Chapter 6: Gasses

The ideal gas law describes how pressure, volume, temperature, and moles of gas change.
Kinetic molecular theory describes the behavior of all gasses and why they behave the way they do

The Gas Laws

Gasses have four properties
- Temperature (T)
- Pressure (P)
- Volume (V)
- Moles of gas (n)
Each gas law holds two properties constant while one of the properties is changed

Boyle’s law is the inverse pressure-volume relationship
If a sample of gas starts with initial conditions of pressure and volume and an experiment is done ONLY affecting pressure and volume, you get the equation
- PiVi=PfVf
- i = initial
- f = final

Charles’s law is the direct relationship of temperature and volume
(Vi)/(Ti) = (Vf)/(Tf)
Absolute zero is the lowest possible temperature.
- -273 celsius or 0 Kelvin

Also known as Avogadro’s Law, it describes that equal numbers of molecules/atoms contain equal volumes of gases under identical conditions of temperature and pressure
(ni)/(Vi)=(nf)/(Vf)

Combining the previous gas laws, the ideal gas law is obtained
- PV = nRT
- R is the universal gas constant. In this equation, R is .08206 L·atm/mol·K
Example
- A gas occupies 250 mL, and its pressure is 550 mmHg at 25°C.
- If the gas is expanded to 450 mL, what is the pressure of the gas now?
- What temperature is needed to increase the pressure of the gas to exactly 1 atmosphere and 250 mL?
- How many moles of gas are in this sample?
- The sample is an element and has a mass of 0.525g. What is it?

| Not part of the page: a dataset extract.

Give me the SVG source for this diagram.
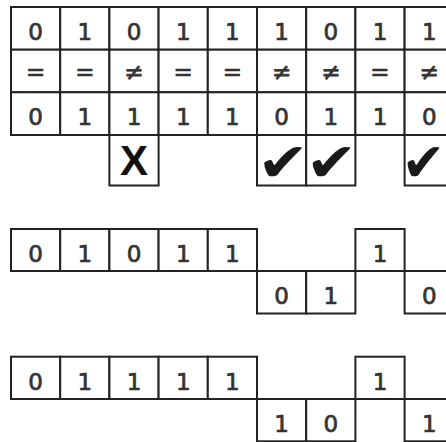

Molar mass can be determined if P, V, g, and T are known
- PV = (g/molar mass)RT
Density can be determined if P, T, and molar mass are known
- P(molar mass) = (g/V)RT
Molar volume can be determined by rearranging the ideal gas law equation
- (V/n) = (RT/P) or
- (V/n) = 22.4 L/mol if at STP

Kinetic molecular theory describes gasses at the particle level.
- Gasses consist of molecules or atoms in continuous random motion
- Collision between molecules/atoms are elastic
- Volume taken up by gaseous molecules is negligibly small
- The attractive and repulsive forces between gaseous molecules is negligible
- Average kinetic energy of gaseous molecules is directly proportional to the Kelvin temperature of the gas
Pressure is determined by the velocity of gas particles colliding with container walls. Changing temperature changes the force of collision in addition to the frequency.
If the volume of a container is decrease, the particles will collide with the wall more frequently, and pressure will increase
By increasing temperature, the average kinetic energy is increase so the particle velocity is increased, and the pressure will increase since the collisions are stronger
Graham’s law of effusion compares the rate of effusion of two gasses and says the rates are inversely related to the square root of the mass of the gas particles
Effusion through a pinhole in a vacuum requires a gas to hit the pinhole just right in order to escape. More collisions mean a higher rate of effusion, or a higher likelihood that it will escape.

Average kinetic energy is sometimes higher or lower than estimated.
- KE = (.5)mv^2

The ideal gas law does not work well at very high pressures or very low temperatures
- Gases close to the condensation point will deviate slightly because it breaks two gas assumptions: gasses have no volume and have no repulsive/attractive forces
An ideal gas must follow the assumptions stated earlier.

Dalton’s law of partial pressures says that if two gasses are mixed together, they will act independently of each other.
- Total pressure is the sum of all partial pressure of gasses in a container
Example
- A mixture of gasses contain 2 mol of O2, 3 mol of N2, and 5 mol of He. Total pressure is 850 torr. What is the partial pressure of each gas?